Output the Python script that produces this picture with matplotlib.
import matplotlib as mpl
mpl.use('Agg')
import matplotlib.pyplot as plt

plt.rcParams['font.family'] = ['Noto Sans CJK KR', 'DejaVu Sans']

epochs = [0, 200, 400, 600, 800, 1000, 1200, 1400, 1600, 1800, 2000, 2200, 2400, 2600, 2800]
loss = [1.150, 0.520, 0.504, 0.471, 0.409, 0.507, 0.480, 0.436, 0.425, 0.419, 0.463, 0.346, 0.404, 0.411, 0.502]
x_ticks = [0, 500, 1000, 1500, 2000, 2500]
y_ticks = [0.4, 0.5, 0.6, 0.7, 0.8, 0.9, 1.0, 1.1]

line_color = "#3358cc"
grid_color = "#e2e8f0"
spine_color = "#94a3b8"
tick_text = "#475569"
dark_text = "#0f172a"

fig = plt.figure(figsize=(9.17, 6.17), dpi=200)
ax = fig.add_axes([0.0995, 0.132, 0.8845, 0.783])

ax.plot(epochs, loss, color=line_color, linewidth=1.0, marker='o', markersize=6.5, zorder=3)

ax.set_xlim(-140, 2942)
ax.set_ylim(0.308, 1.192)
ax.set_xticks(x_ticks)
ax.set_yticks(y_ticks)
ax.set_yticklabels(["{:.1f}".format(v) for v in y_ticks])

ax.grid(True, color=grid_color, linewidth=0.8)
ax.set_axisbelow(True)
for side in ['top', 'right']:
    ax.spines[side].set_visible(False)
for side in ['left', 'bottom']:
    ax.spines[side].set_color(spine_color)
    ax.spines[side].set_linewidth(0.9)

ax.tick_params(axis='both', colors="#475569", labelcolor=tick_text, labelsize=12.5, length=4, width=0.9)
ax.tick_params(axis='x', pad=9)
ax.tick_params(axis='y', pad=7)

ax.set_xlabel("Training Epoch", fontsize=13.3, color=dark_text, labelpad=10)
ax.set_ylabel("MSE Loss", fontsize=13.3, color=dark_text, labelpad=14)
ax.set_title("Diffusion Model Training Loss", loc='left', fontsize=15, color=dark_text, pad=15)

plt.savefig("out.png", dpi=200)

OBJECTIVE
Without changing anything, quote the lines from the top of the data to the line that contains "ax.spines[side].set_linewidth(0.9)", including that line.

EXERCISE RESULT
Output the Python script that produces this picture with matplotlib.
import matplotlib as mpl
mpl.use('Agg')
import matplotlib.pyplot as plt

plt.rcParams['font.family'] = ['Noto Sans CJK KR', 'DejaVu Sans']

epochs = [0, 200, 400, 600, 800, 1000, 1200, 1400, 1600, 1800, 2000, 2200, 2400, 2600, 2800]
loss = [1.150, 0.520, 0.504, 0.471, 0.409, 0.507, 0.480, 0.436, 0.425, 0.419, 0.463, 0.346, 0.404, 0.411, 0.502]
x_ticks = [0, 500, 1000, 1500, 2000, 2500]
y_ticks = [0.4, 0.5, 0.6, 0.7, 0.8, 0.9, 1.0, 1.1]

line_color = "#3358cc"
grid_color = "#e2e8f0"
spine_color = "#94a3b8"
tick_text = "#475569"
dark_text = "#0f172a"

fig = plt.figure(figsize=(9.17, 6.17), dpi=200)
ax = fig.add_axes([0.0995, 0.132, 0.8845, 0.783])

ax.plot(epochs, loss, color=line_color, linewidth=1.0, marker='o', markersize=6.5, zorder=3)

ax.set_xlim(-140, 2942)
ax.set_ylim(0.308, 1.192)
ax.set_xticks(x_ticks)
ax.set_yticks(y_ticks)
ax.set_yticklabels(["{:.1f}".format(v) for v in y_ticks])

ax.grid(True, color=grid_color, linewidth=0.8)
ax.set_axisbelow(True)
for side in ['top', 'right']:
    ax.spines[side].set_visible(False)
for side in ['left', 'bottom']:
    ax.spines[side].set_color(spine_color)
    ax.spines[side].set_linewidth(0.9)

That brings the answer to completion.